The Serial Scaling Hypothesis
While machine learning has advanced through massive parallelization, we identify a critical blind spot: some problems are fundamentally sequential. These "inherently serial" problems—from mathematical reasoning to physical simulations to sequential decision-making—require dependent computational steps that cannot be parallelized. Drawing from complexity theory, we formalize this distinction and demonstrate that current parallel-centric architectures face fundamental limitations on such tasks. We argue that recognizing the serial nature of computation holds profound implications on machine learning, model design, hardware development. As AI tackles increasingly complex reasoning, deliberately scaling serial computation—not just parallel computation—is essential for continued progress.
Consider Sudoku—a number-placement puzzle requiring each number 1–9 to appear once per row, column, and subgrid—as a parable (Figure 1). Easy puzzles can be solved by filling in many blanks independently, in parallel. Hard puzzles, however, require a long chain of dependent reasoning: each blank depends on the others. No algorithm can shortcut the process. This distinction—between problems that are “wide” (parallel) and those that are “deep” (inherently serial)—is fundamental; it dictates how we design efficient models, yet it is underappreciated in machine learning. We propose the Serial Scaling Hypothesis: For many important ML problems, especially those involving complex reasoning, planning, or the evolution of interacting systems, increasing parallel computation alone is insufficient. Progress requires scaling the amount of serial computation.
Why does this matter for machine learning? As we push toward more challenging tasks—advanced reasoning, physical simulations, planning, and scientific discovery—we encounter problems that parallel architectures (like Transformers and diffusion models) cannot efficiently solve. Recognizing the limits of parallel scaling and the necessity of serial computation has several implications:
• Model design: Should we revisit architectures that allow for deeper or more sequential computation?
• Hardware: Is it time to invest in faster, lower-latency processors, not just more parallel ones?
• Evaluation: Should we measure and report serial compute separately from total compute?
Contributions. We (i) formulate the Serial Scaling Hypothesis and connect it to complexity theory, (ii) survey a range of problems—cellular automata, many-body physics, sequential decision-making, and advanced reasoning—where serial computation is provably or empirically essential, (iii) analyze the limitations of modern parallel-centric machine learning models on these tasks, and (iv) discuss implications for future model and hardware design, with practical recommendations.
Transformers and state-space models (SSM) [36, 35] are themselves “sequence” models, yet their computation is parallelizable. Unless used with autoregressive inference, which limits their throughput to one token at a time, a Transformer or SSM layer can ingest the whole N input tokens concurrently and produce the output.

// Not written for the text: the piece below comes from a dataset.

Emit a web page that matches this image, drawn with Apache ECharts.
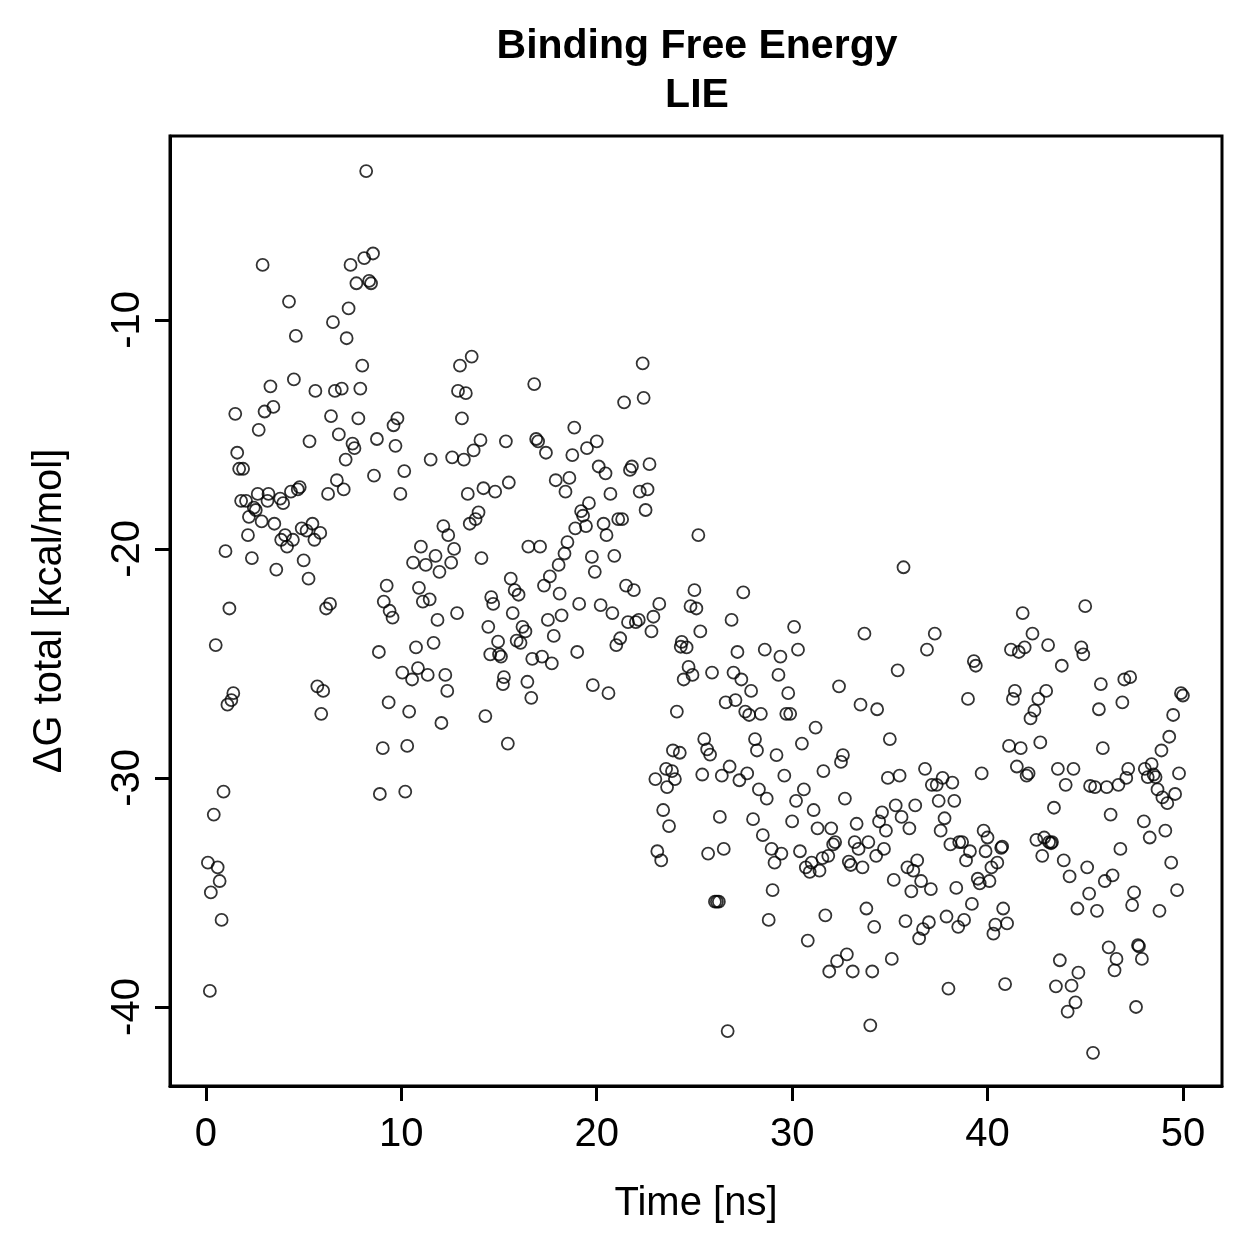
<!DOCTYPE html>
<html>
<head>
<meta charset="utf-8">
<script src="https://cdn.jsdelivr.net/npm/echarts@6/dist/echarts.min.js"></script>
<style>
  html, body { margin: 0; padding: 0; background: #fff; }
  #lie_scatter { width: 1259px; height: 1259px; }
</style>
</head>
<body>
<div id="lie_scatter"></div>
<script>
// [time (ns), dG total (kcal/mol)], split by 10 ns stretch
var run0to10 = [
  [0.1,-33.7],[0.2,-39.3],[0.25,-35.0],[0.4,-31.6],[0.5,-24.2],[0.6,-33.9],[0.7,-34.5],[0.8,-36.2],[0.9,-30.6],[1.0,-20.1],
  [1.1,-26.8],[1.2,-22.6],[1.3,-26.6],[1.4,-26.3],[1.5,-14.1],[1.6,-15.8],[1.7,-16.5],[1.8,-17.9],[1.9,-16.5],[2.05,-17.9],
  [2.15,-19.4],[2.2,-18.6],[2.35,-20.4],[2.45,-18.2],[2.55,-18.3],[2.65,-17.6],[2.7,-14.8],[2.85,-18.8],[2.9,-7.6],[3.0,-14.0],
  [3.15,-17.9],[3.2,-17.6],[3.3,-12.9],[3.45,-13.8],[3.5,-18.9],[3.6,-20.9],[3.8,-17.8],[3.85,-19.6],[3.95,-18.0],[4.05,-19.4],
  [4.15,-19.9],[4.25,-9.2],[4.35,-17.5],[4.45,-19.6],[4.5,-12.6],[4.6,-10.7],[4.7,-17.4],[4.8,-17.3],[4.9,-19.1],[5.0,-20.5],
  [5.15,-19.2],[5.25,-21.3],[5.3,-15.3],[5.45,-18.9],[5.55,-19.6],[5.6,-13.1],[5.7,-26.0],[5.85,-19.3],[5.9,-27.2],[6.0,-26.2],
  [6.15,-22.6],[6.25,-17.6],[6.35,-22.4],[6.5,-10.1],[6.4,-14.2],[6.6,-13.1],[6.8,-15.0],[6.7,-17.0],[6.95,-13.0],[7.05,-17.4],
  [7.15,-16.1],[7.2,-10.8],[7.3,-9.5],[7.4,-7.6],[7.5,-15.4],[7.6,-15.6],[7.7,-8.4],[7.8,-14.3],[7.9,-13.0],[8.0,-12.0],
  [8.1,-7.3],[8.2,-3.5],[8.35,-8.3],[8.45,-8.4],[8.55,-7.1],[8.6,-16.8],[8.75,-15.2],[8.85,-24.5],[8.9,-30.7],[9.05,-28.7],
  [9.1,-22.3],[9.25,-21.6],[9.35,-26.7],[9.4,-22.7],[9.55,-23.0],[9.6,-14.6],[9.7,-15.5],[9.8,-14.3],[9.95,-17.6]
];
var run10to20 = [
  [10.05,-25.4],[10.15,-16.6],[10.2,-30.6],[10.3,-28.6],[10.4,-27.1],[10.55,-25.7],[10.6,-20.6],[10.75,-24.3],[10.85,-25.2],[10.9,-21.7],
  [11.0,-19.9],[11.1,-22.3],[11.25,-20.7],[11.35,-25.5],[11.45,-22.2],[11.5,-16.1],[11.65,-24.1],[11.75,-20.3],[11.85,-23.1],[11.95,-21.0],
  [12.05,-27.6],[12.15,-19.0],[12.25,-25.5],[12.35,-26.2],[12.4,-19.4],[12.55,-20.6],[12.6,-16.0],[12.7,-20.0],[12.85,-22.8],[12.9,-13.1],
  [13.0,-12.0],[13.1,-14.3],[13.2,-16.1],[13.3,-13.2],[13.4,-17.6],[13.5,-18.9],[13.6,-11.6],[13.7,-15.7],[13.8,-18.7],[13.95,-18.4],
  [14.05,-15.25],[14.2,-17.35],[14.1,-20.4],[14.3,-27.3],[14.45,-23.4],[14.55,-24.6],[14.6,-22.1],[14.7,-22.4],[14.8,-17.5],[14.95,-24.05],
  [15.0,-24.6],[15.1,-24.7],[15.25,-25.6],[15.2,-25.9],[15.35,-15.3],[15.45,-28.5],[15.5,-17.1],[15.6,-21.3],[15.7,-22.8],[15.8,-21.8],
  [15.9,-24.0],[16.0,-22.0],[16.1,-24.1],[16.2,-23.4],[16.35,-23.6],[16.45,-25.8],[16.5,-19.9],[16.8,-12.8],[16.65,-26.5],[16.7,-24.8],
  [16.9,-15.2],[17.0,-15.3],[17.1,-19.9],[17.2,-24.7],[17.3,-21.6],[17.4,-15.8],[17.5,-23.1],[17.6,-21.2],[17.7,-25.0],[17.8,-23.8],
  [17.9,-17.0],[18.05,-20.7],[18.1,-21.95],[18.2,-22.9],[18.35,-20.2],[18.4,-17.5],[18.5,-19.7],[18.6,-16.9],[18.75,-15.9],[18.85,-14.7],
  [18.9,-19.1],[19.0,-24.5],[19.1,-22.4],[19.2,-18.35],[19.3,-18.55],[19.45,-19.0],[19.5,-15.6],[19.6,-18.0],[19.75,-20.35],[19.8,-25.95],
  [19.9,-21.0],[20.0,-15.3]
];
var run20to30 = [
  [20.1,-16.4],[20.2,-22.45],[20.35,-18.9],[20.45,-16.7],[20.5,-19.4],[20.6,-26.3],[20.7,-17.6],[20.8,-22.8],[20.9,-20.3],[21.0,-24.2],
  [21.1,-18.7],[21.2,-23.9],[21.3,-18.7],[21.4,-13.6],[21.5,-21.6],[21.6,-23.2],[21.7,-16.55],[21.8,-16.4],[21.9,-21.8],[22.0,-23.2],
  [22.15,-23.1],[22.2,-17.5],[22.35,-11.9],[22.4,-13.4],[22.5,-18.3],[22.6,-17.4],[22.7,-16.3],[22.8,-23.6],[22.9,-22.96],[23.0,-30.05],
  [23.1,-33.2],[23.2,-22.4],[23.3,-33.6],[23.4,-31.4],[23.55,-29.6],[23.6,-30.4],[23.7,-32.1],[23.85,-29.7],[23.9,-28.8],[24.0,-30.05],
  [24.1,-27.1],[24.25,-28.9],[24.3,-24.27],[24.35,-24.06],[24.45,-25.7],[24.6,-24.3],[24.7,-25.15],[24.8,-22.5],[24.9,-25.5],[25.0,-21.8],
  [25.1,-22.6],[25.2,-19.4],[25.3,-23.6],[25.4,-29.85],[25.5,-28.3],[25.65,-28.75],[25.7,-33.3],[25.8,-28.98],[25.9,-25.4],[26.05,-35.4],
  [26.15,-35.4],[26.25,-35.4],[26.3,-31.7],[26.4,-29.9],[26.5,-33.1],[26.6,-26.7],[26.7,-41.05],[26.8,-29.5],[26.9,-23.1],[27.0,-25.4],
  [27.1,-26.6],[27.2,-24.5],[27.3,-30.1],[27.4,-25.7],[27.5,-21.9],[27.6,-27.1],[27.7,-29.8],[27.8,-27.25],[27.9,-26.2],[28.0,-31.8],
  [28.1,-28.3],[28.2,-28.8],[28.3,-30.5],[28.4,-27.2],[28.5,-32.5],[28.6,-24.4],[28.7,-30.9],[28.8,-36.2],[28.95,-33.1],[29.0,-34.9],
  [29.1,-33.7],[29.2,-29.0],[29.3,-25.5],[29.4,-24.7],[29.45,-33.3],[29.6,-29.9],[29.7,-27.2],[29.8,-26.3],[29.9,-27.2],[30.0,-31.9]
];
var run30to40 = [
  [30.1,-23.4],[30.2,-31.0],[30.3,-24.4],[30.4,-33.2],[30.5,-28.5],[30.6,-30.5],[30.7,-33.9],[30.8,-37.1],[30.9,-34.1],[31.0,-33.7],
  [31.1,-31.4],[31.2,-27.8],[31.3,-32.2],[31.4,-34.05],[31.55,-33.5],[31.6,-29.7],[31.7,-36.0],[31.85,-33.4],[31.9,-38.45],[32.0,-32.2],
  [32.1,-32.9],[32.2,-32.8],[32.3,-38.0],[32.4,-26.0],[32.5,-29.3],[32.6,-29.0],[32.7,-30.9],[32.8,-37.7],[32.9,-33.65],[33.0,-33.8],
  [33.1,-38.45],[33.2,-32.8],[33.3,-32.0],[33.4,-33.1],[33.5,-26.8],[33.6,-33.9],[33.7,-23.7],[33.8,-35.7],[33.9,-32.8],[34.0,-40.8],
  [34.1,-38.45],[34.2,-36.5],[34.3,-33.4],[34.35,-27.0],[34.45,-31.9],[34.6,-31.5],[34.7,-33.1],[34.8,-32.3],[34.9,-30.0],[35.0,-28.3],
  [35.1,-37.9],[35.2,-34.45],[35.3,-31.2],[35.4,-25.3],[35.5,-29.9],[35.6,-31.7],[35.7,-20.8],[35.8,-36.25],[35.9,-33.9],[36.0,-32.2],
  [36.1,-34.95],[36.2,-34.05],[36.3,-31.2],[36.4,-33.6],[36.5,-37.0],[36.6,-34.5],[36.7,-36.6],[36.8,-29.6],[36.9,-24.4],[37.0,-36.3],
  [37.1,-34.85],[37.15,-30.3],[37.3,-23.7],[37.4,-30.3],[37.5,-31.0],[37.6,-32.3],[37.7,-30.0],[37.8,-31.76],[37.9,-36.05],[38.0,-39.2],
  [38.1,-32.9],[38.2,-30.2],[38.3,-31.0],[38.4,-34.8],[38.5,-36.5],[38.55,-32.8],[38.7,-32.8],[38.8,-36.2],[38.9,-33.6],[39.0,-26.55],
  [39.1,-33.2],[39.2,-35.5],[39.3,-24.9],[39.4,-25.1],[39.5,-34.4],[39.6,-34.6],[39.7,-29.8],[39.8,-32.3],[39.9,-33.2],[40.0,-32.6]
];
var run40to50 = [
  [40.1,-34.5],[40.2,-33.9],[40.3,-36.8],[40.4,-36.4],[40.5,-33.7],[40.7,-33.05],[40.75,-33.0],[40.8,-35.7],[40.9,-39.0],[41.0,-36.35],
  [41.1,-28.6],[41.2,-24.4],[41.3,-26.55],[41.4,-26.2],[41.5,-29.5],[41.6,-24.5],[41.7,-28.7],[41.8,-22.8],[41.9,-24.3],[42.0,-29.9],
  [42.1,-29.8],[42.2,-27.4],[42.3,-23.7],[42.4,-27.06],[42.5,-32.7],[42.6,-26.55],[42.7,-28.45],[42.8,-33.4],[42.9,-32.6],[43.0,-26.2],
  [43.1,-24.2],[43.15,-32.8],[43.25,-32.85],[43.3,-32.8],[43.4,-31.3],[43.5,-39.1],[43.6,-29.6],[43.7,-37.96],[43.8,-25.1],[43.9,-33.6],
  [44.0,-30.3],[44.1,-40.2],[44.2,-34.3],[44.3,-39.07],[44.4,-29.6],[44.5,-39.8],[44.6,-35.7],[44.65,-38.5],[44.8,-24.3],[44.9,-24.6],
  [45.0,-22.5],[45.1,-33.9],[45.2,-35.05],[45.25,-30.35],[45.4,-42.0],[45.5,-30.4],[45.6,-35.8],[45.7,-27.0],[45.8,-25.9],[45.9,-28.7],
  [46.0,-34.5],[46.1,-30.4],[46.2,-37.4],[46.3,-31.6],[46.4,-34.25],[46.5,-38.4],[46.6,-37.9],[46.7,-30.3],[46.8,-33.1],[46.9,-26.7],
  [47.0,-25.7],[47.1,-30.0],[47.2,-29.6],[47.3,-25.6],[47.4,-35.55],[47.5,-35.0],[47.6,-40.0],[47.7,-37.3],[47.75,-37.35],[47.9,-37.9],
  [48.0,-31.9],[48.05,-29.6],[48.2,-29.96],[48.3,-32.6],[48.4,-29.4],[48.5,-29.85],[48.6,-29.96],[48.7,-30.5],[48.8,-35.8],[48.9,-28.8],
  [48.95,-30.85],[49.1,-32.3],[49.2,-31.1],[49.3,-28.2],[49.4,-33.7],[49.5,-27.25],[49.6,-30.7],[49.7,-34.9],[49.8,-29.8],[49.9,-26.3],[50.0,-26.4]
];

var xTicks = [0, 10, 20, 30, 40, 50];
var yTicks = [-40, -30, -20, -10];
var titleLines = ['Binding Free Energy', 'LIE'];

var fontName = '"Liberation Sans", Arial, Helvetica, sans-serif';
var allPoints = run0to10.concat(run10to20, run20to30, run30to40, run40to50);

var myChart = echarts.init(document.getElementById('lie_scatter'), null, { renderer: 'canvas' });
var options = {
    animation: false,
    backgroundColor: '#fff',
    graphic: [
        {
            type: 'text', x: 697, y: 47,
            style: { text: titleLines[0], fill: '#000', font: 'bold 41px ' + fontName, textAlign: 'center', textVerticalAlign: 'middle' }
        },
        {
            type: 'text', x: 697, y: 96,
            style: { text: titleLines[1], fill: '#000', font: 'bold 41px ' + fontName, textAlign: 'center', textVerticalAlign: 'middle' }
        }
    ],
    grid: {
        left: 170, top: 136, width: 1052, height: 950,
        show: true,
        borderColor: '#000',
        borderWidth: 3,
        backgroundColor: 'transparent',
        outerBoundsMode: 'none'
    },
    xAxis: {
        type: 'value',
        min: -1.84,
        max: 52.0,
        name: 'Time [ns]',
        nameLocation: 'middle',
        nameGap: 98,
        nameTextStyle: { color: '#000', fontSize: 40, fontFamily: fontName },
        splitLine: { show: false },
        axisLine: { show: true, onZero: false, lineStyle: { color: '#000', width: 3 } },
        axisTick: { show: true, length: 15, customValues: xTicks, lineStyle: { color: '#000', width: 3 } },
        axisLabel: { show: true, customValues: xTicks, margin: 29, color: '#000', fontSize: 40, fontFamily: fontName }
    },
    yAxis: {
        type: 'value',
        min: -43.45,
        max: -1.97,
        name: '\u0394G total [kcal/mol]',
        nameLocation: 'middle',
        nameRotate: 90,
        nameGap: 100,
        nameTextStyle: { color: '#000', fontSize: 40, fontFamily: fontName },
        splitLine: { show: false },
        axisLine: { show: true, onZero: false, lineStyle: { color: '#000', width: 3 } },
        axisTick: { show: true, length: 15, customValues: yTicks, lineStyle: { color: '#000', width: 3 } },
        axisLabel: { show: true, customValues: yTicks, rotate: 90, margin: 22, color: '#000', fontSize: 40, fontFamily: fontName }
    },
    series: [
        {
            name: 'LIE',
            type: 'scatter',
            symbol: 'circle',
            symbolSize: 12,
            data: allPoints,
            itemStyle: {
                color: 'rgba(0,0,0,0)',
                borderColor: '#000',
                borderWidth: 1.8
            },
            emphasis: { disabled: true }
        }
    ]
};
myChart.setOption(options);
</script>
</body>
</html>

Diffusion models cannot solve inherently serial problems. The surprising finding that is first proven here is that diffusion models—which appear non-parallelizable due to their iterative nature—are incapable of solving inherently serial problems. We demonstrate theoretically in Section 5 that diffusion models [42, 107, 106] with a fixed-depth TC0 backbone network still lie in TC0, i.e., cannot solve inherently serial problems, even with infinite diffusion steps. We provide a summary of models’ theoretical capabilities in Table 2.
For model designers. To solve these challenging real-world problems efficiently, future models may need to incorporate recurrent structures to increase their serial computation, in addition to the current predominantly parallel designs. It is important to note that such designs may come with trainability concerns. For instance, adding recurrence or depth often increases the gradient variance [8, 86] and the L-Lipschitzness of the model [7, 30], which cumulatively make the model harder to train. This further requires improvements in training techniques.